Reference-free clustering as an epidemiological tool for Mycobacterium tuberculosis strain typing

A C Chilengue(1) D Whiley(1) M R Sananes(1) C J Meehan(1,2)

1:Nottingham Trent University; 2:Institute of Tropical Medicine, Antwerp, Belgium

Whole genome sequence (WGS) analysis of M. tuberculosis employing a 5-SNP cut-off is a robust tool for surveillance and detection of recent transmission events. This approach has shown many advantages in clinical and epidemiology studies. However, it requires significant computational resources, making it challenging to perform in many low-resource, high-incidence environments, where most tuberculosis cases occur. To address this problem, we explored reference-free tools for clustering genomes to make transmission tracking feasible in settings with limited computational resources.


We analysed a dataset of global clinical isolates from across the lineage diversity of M. tuberculosis and a local transmission dataset from Rwanda. We used PopPunk (Population Partitioning Using Nucleotide k-mers), Mash (Fast genome and metagenome distance estimation tool using MinHash) and SKA2 (Split K-mers Analysis), reference-free tools for population analysis and clustering genomes. We assessed each approach for accuracy in defining and recovering strain types (e.g. lineages and sub-lineages) and compared genome distance distributions with the standard SNP distance matrices to find correlations.

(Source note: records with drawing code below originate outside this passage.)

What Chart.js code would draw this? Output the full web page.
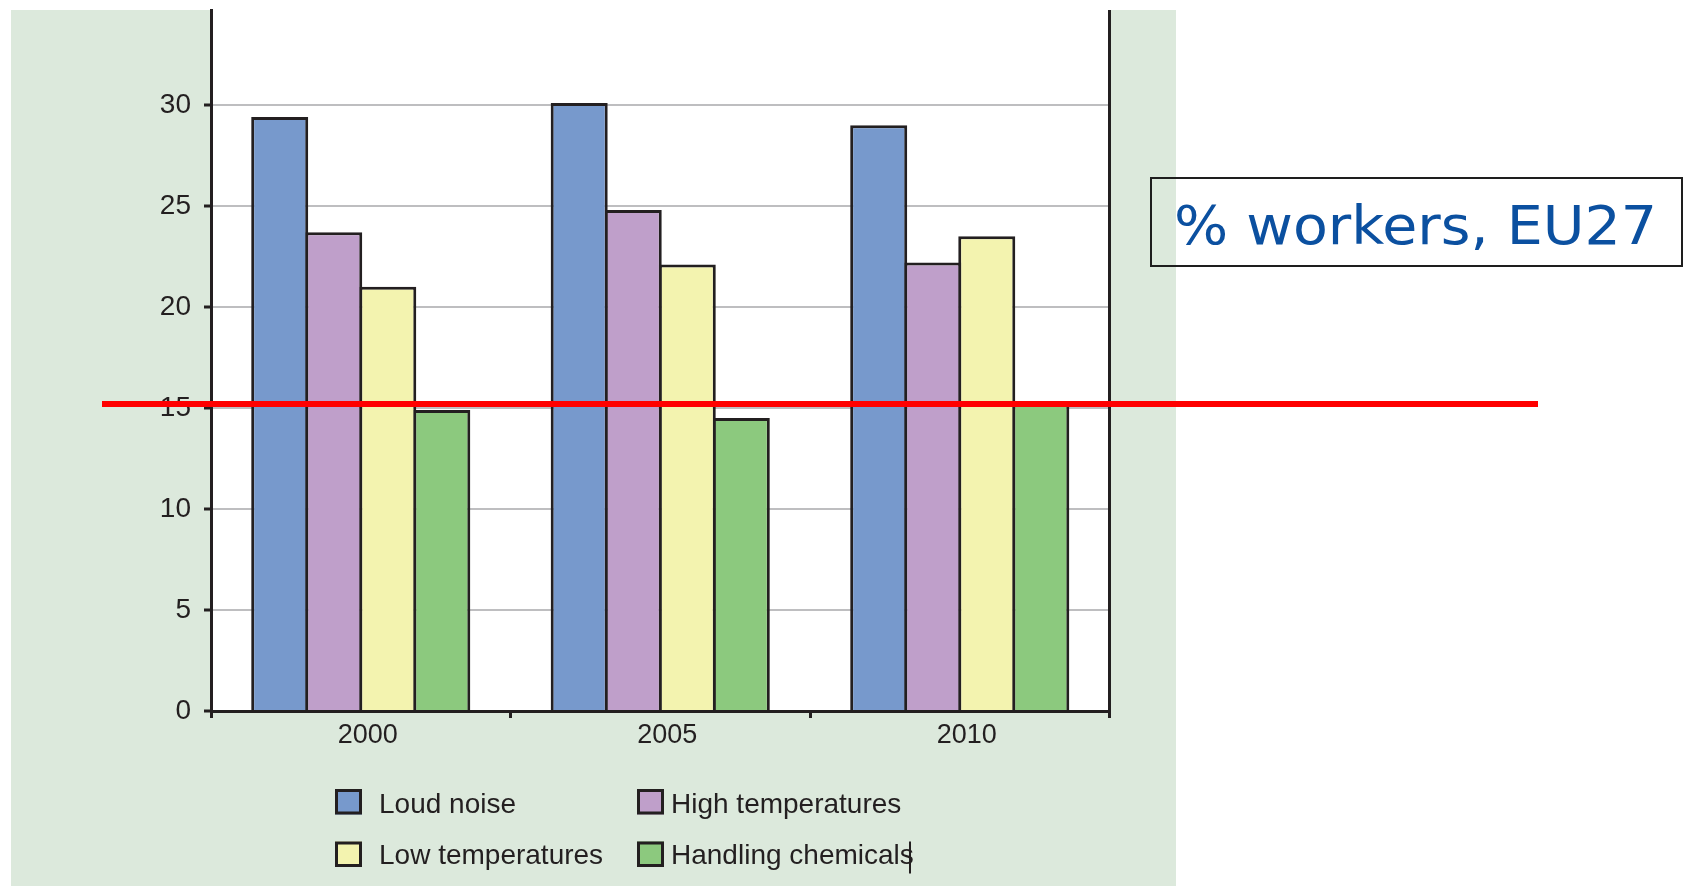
<!DOCTYPE html>
<html>
<head>
<meta charset="utf-8">
<script src="https://cdn.jsdelivr.net/npm/chart.js@4/dist/chart.umd.min.js"></script>
<style>
  html, body { margin: 0; padding: 0; background: #ffffff; }
  #wrap { position: relative; width: 1685px; height: 886px; }
  canvas { display: block; }
</style>
</head>
<body>
<div id="wrap"><canvas id="chart" width="1685" height="886"></canvas></div>
<script>
// Exposure to physical risk factors, % of workers, EU27
const years = ['2000', '2005', '2010'];
const seriesNames = ['Loud noise', 'High temperatures', 'Low temperatures', 'Handling chemicals'];
const loudNoise = [29.4, 30.1, 29.0];
const highTemperatures = [23.7, 24.8, 22.2];
const lowTemperatures = [21.0, 22.1, 23.5];
const handlingChemicals = [14.9, 14.5, 15.3];
const yTickValues = [0, 5, 10, 15, 20, 25, 30];
const referenceLevel = 15.2;
const boxCaption = '% workers, EU27';

const seriesColors = ['#7799cc', '#bf9fca', '#f3f3af', '#8cc97e'];
const ink = '#231f20';
const panelGreen = '#dce9dc';

const W = 1685, H = 886;

// Panel background, white plot area
const backgroundPlugin = {
  id: 'panelBackground',
  beforeDraw(chart) {
    const { ctx, chartArea: a } = chart;
    ctx.save();
    ctx.fillStyle = '#ffffff';
    ctx.fillRect(0, 0, W, H);
    ctx.fillStyle = panelGreen;
    ctx.fillRect(11, 10, 1165, H - 10);
    ctx.fillStyle = '#ffffff';
    ctx.fillRect(a.left, a.top, a.right - a.left, a.bottom - a.top);
    ctx.restore();
  }
};

// Right-hand frame line of the plot
const rightFramePlugin = {
  id: 'rightFrame',
  afterDatasetsDraw(chart) {
    const { ctx, chartArea: a } = chart;
    ctx.save();
    ctx.strokeStyle = ink;
    ctx.lineWidth = 3;
    ctx.beginPath();
    ctx.moveTo(a.right, a.top);
    ctx.lineTo(a.right, a.bottom);
    ctx.stroke();
    ctx.restore();
  }
};

// Red reference line, two-column legend, caption box
const overlayPlugin = {
  id: 'overlay',
  afterDraw(chart) {
    const { ctx, scales } = chart;
    ctx.save();

    // reference line across the plot and beyond
    const ry = scales.y.getPixelForValue(referenceLevel);
    ctx.strokeStyle = '#ff0000';
    ctx.lineWidth = 6;
    ctx.beginPath();
    ctx.moveTo(102, ry);
    ctx.lineTo(1538, ry);
    ctx.stroke();

    // legend
    const cols = [{ box: 335, text: 379 }, { box: 637, text: 671 }];
    const rows = [{ top: 789, base: 812.5 }, { top: 841.5, base: 863.5 }];
    ctx.font = '28px "Liberation Sans", Arial, sans-serif';
    ctx.textBaseline = 'alphabetic';
    ctx.textAlign = 'left';
    let lastEnd = null;
    chart.data.datasets.forEach((ds, i) => {
      const c = cols[i % 2], r = rows[Math.floor(i / 2)];
      ctx.fillStyle = ds.backgroundColor;
      ctx.fillRect(c.box, r.top, 27, 25.5);
      ctx.strokeStyle = ink;
      ctx.lineWidth = 3;
      ctx.strokeRect(c.box + 1.5, r.top + 1.5, 24, 22.5);
      ctx.fillStyle = ink;
      ctx.fillText(ds.label, c.text, r.base);
      lastEnd = { x: c.text + ctx.measureText(ds.label).width, top: r.top };
    });
    // text cursor after the last legend entry
    if (lastEnd) {
      ctx.fillStyle = ink;
      ctx.fillRect(Math.round(lastEnd.x) - 5, lastEnd.top, 2, 32);
    }

    // caption box
    ctx.strokeStyle = '#1e1e1e';
    ctx.lineWidth = 2;
    ctx.strokeRect(1151, 178, 531, 88);
    ctx.font = '53px "DejaVu Sans", Verdana, sans-serif';
    ctx.fillStyle = '#0b50a0';
    const tw = ctx.measureText(boxCaption).width;
    ctx.translate(1174, 243.5);
    ctx.scale(483 / tw, 1);
    ctx.fillText(boxCaption, 0, 0);
    ctx.restore();
  }
};

const seriesValues = [loudNoise, highTemperatures, lowTemperatures, handlingChemicals];

const data = {
  labels: years,
  datasets: seriesNames.map((name, i) => ({
    label: name,
    data: seriesValues[i],
    backgroundColor: seriesColors[i],
    borderColor: ink,
    borderWidth: 3,
    borderSkipped: 'start',
    inflateAmount: 0,
    categoryPercentage: 0.7216,
    barPercentage: 1.0556
  }))
};

Chart.defaults.font.family = '"Liberation Sans", Arial, sans-serif';

new Chart(document.getElementById('chart'), {
  type: 'bar',
  data,
  plugins: [backgroundPlugin, rightFramePlugin, overlayPlugin],
  options: {
    responsive: false,
    devicePixelRatio: 1,
    animation: false,
    layout: { padding: { left: 0, top: 10, right: W - 1109.5, bottom: H - 711 - 50 } },
    plugins: {
      legend: { display: false },
      title: { display: false },
      tooltip: { enabled: false }
    },
    scales: {
      x: {
        offset: true,
        grid: {
          display: true,
          offset: true,
          drawOnChartArea: false,
          drawTicks: true,
          tickLength: 7,
          tickWidth: 3,
          tickColor: ink,
          lineWidth: 3,
          color: ink
        },
        border: { display: true, color: ink, width: 3 },
        ticks: {
          color: ink,
          font: { size: 27 },
          padding: 1,
          labelOffset: 7,
          maxRotation: 0
        },
        afterFit(scale) {
          scale.height = 50;
          scale.paddingLeft = 0;
          scale.paddingRight = 0;
        }
      },
      y: {
        min: 0,
        max: 34.7,
        afterBuildTicks(scale) {
          scale.ticks = yTickValues.map(v => ({ value: v }));
        },
        grid: {
          color: '#bebec0',
          lineWidth: 2,
          tickLength: 7,
          tickWidth: 3,
          tickColor: ink,
          drawTicks: true
        },
        border: { display: true, color: ink, width: 3 },
        ticks: {
          color: ink,
          font: { size: 28 },
          padding: 13
        },
        afterFit(scale) {
          scale.width = 211;
          scale.paddingTop = 0;
          scale.paddingBottom = 0;
        }
      }
    }
  }
});
</script>
</body>
</html>
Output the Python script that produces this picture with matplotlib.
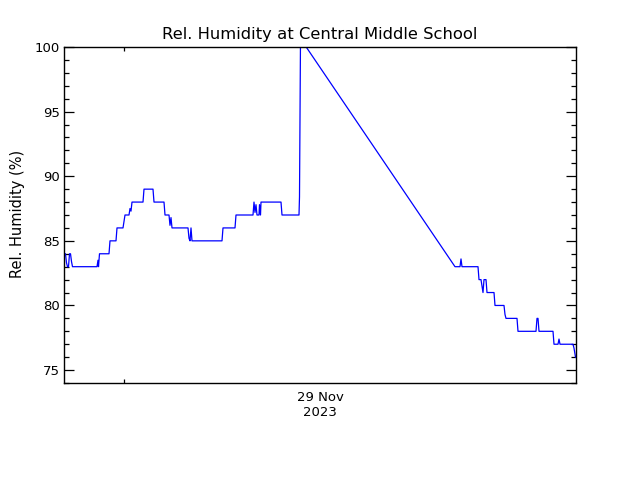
import matplotlib
matplotlib.use("Agg")
import matplotlib.pyplot as plt
from matplotlib.ticker import FixedLocator, MultipleLocator, NullFormatter

# Time in minutes relative to 29 Nov 2023 00:00, relative humidity in %
minutes = [-180, -175.5, -172.5, -169.5, -166.5, -163.5, -160.5, -157.5, -154.5,
           -81, -78, -76.5, -73.5,
           -45, -42,
           -24, -21,
           -3, 0, 3,
           15, 18, 21, 24,
           57, 60,
           87, 90,
           120, 123,
           135, 138, 141, 144,
           192, 195, 198, 201, 204,
           294, 297,
           333, 336,
           387, 390, 393, 396, 399, 405, 406.5, 409.5, 411,
           471, 474,
           525, 526.5, 529.5,
           993,
           1008, 1011, 1014,
           1062, 1065,
           1071, 1077, 1080, 1086, 1089,
           1110, 1113,
           1140, 1143, 1146,
           1179, 1182,
           1236, 1239, 1242, 1245,
           1287, 1290,
           1302, 1305, 1308,
           1347, 1350, 1354.5]
humidity = [84, 84, 83.3, 83, 83, 84, 84, 83.4, 83,
            83, 83.5, 83, 84,
            84, 85,
            85, 86,
            86, 86.5, 87,
            87, 87.5, 87.3, 88,
            88, 89,
            89, 88,
            88, 87,
            87, 86.2, 86.8, 86,
            86, 85.2, 85, 86, 85,
            85, 86,
            86, 87,
            87, 88, 87.2, 87.8, 87, 87, 87.8, 87, 88,
            88, 87,
            87, 88.4, 100.65,
            83,
            83, 83.6, 83,
            83, 82,
            82, 81, 82, 82, 81,
            81, 80,
            80, 79.3, 79,
            79, 78,
            78, 79, 79, 78,
            78, 77,
            77, 77.4, 77,
            77, 76.7, 76]

title = "Rel. Humidity at Central Middle School"
ylabel = "Rel. Humidity (%)"
date_label = "29 Nov\n2023"
date_tick = [0]
y_ticks = [75, 80, 85, 90, 95, 100]

fig = plt.figure(figsize=(6.4, 4.8), dpi=100)
ax = fig.add_axes([64/640, 1-383/480, 512/640, 336/480])
ax.plot(minutes, humidity, color=(0, 0, 1), lw=0.9)
ax.set_xlim(-180, 1356)
ax.set_ylim(74, 100)

ax.yaxis.set_major_locator(FixedLocator(y_ticks))
ax.yaxis.set_minor_locator(MultipleLocator(1))
ax.xaxis.set_major_locator(FixedLocator(date_tick))
ax.xaxis.set_major_formatter(NullFormatter())
ax.tick_params(axis='y', which='major', direction='in', length=7.2, width=0.9,
               left=True, right=True, labelsize=9.5, pad=3)
ax.tick_params(axis='y', which='minor', direction='in', length=3.6, width=0.9,
               left=True, right=True)
ax.tick_params(axis='x', which='major', direction='in', length=3, width=0.9,
               bottom=True, top=True)
ax.tick_params(axis='x', which='minor', bottom=False, top=False)
for s in ax.spines.values():
    s.set_linewidth(1.0)

fig.text(0.5, 1-35/480, title, ha='center', va='center', fontsize=11.8)
fig.text(18/640, 1-214/480, ylabel, ha='center', va='center', rotation=90, fontsize=10.5)
fig.text(0.5, 1-391/480, date_label, ha='center', va='top', fontsize=9.5,
         linespacing=1.15)

fig.savefig("out.png", dpi=100)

Our analysis revealed that reference-free tools have the potential to detect new M. tuberculosis strains and transmission clusters. These tools can delineate M. tuberculosis lineages efficiently, though they are not all consistently accurate across all sub-lineages. SKA2 allows for lineage-defining split k-mers distance cut-offs. However, the accuracy of reference-free distances for detecting recent transmission clusters requires further investigation to fully explore the utility of M. tuberculosis molecular epidemiology. Such advancements could significantly enhance WGS analysis of all lineages of M. tuberculosis, particularly in low-resource environments.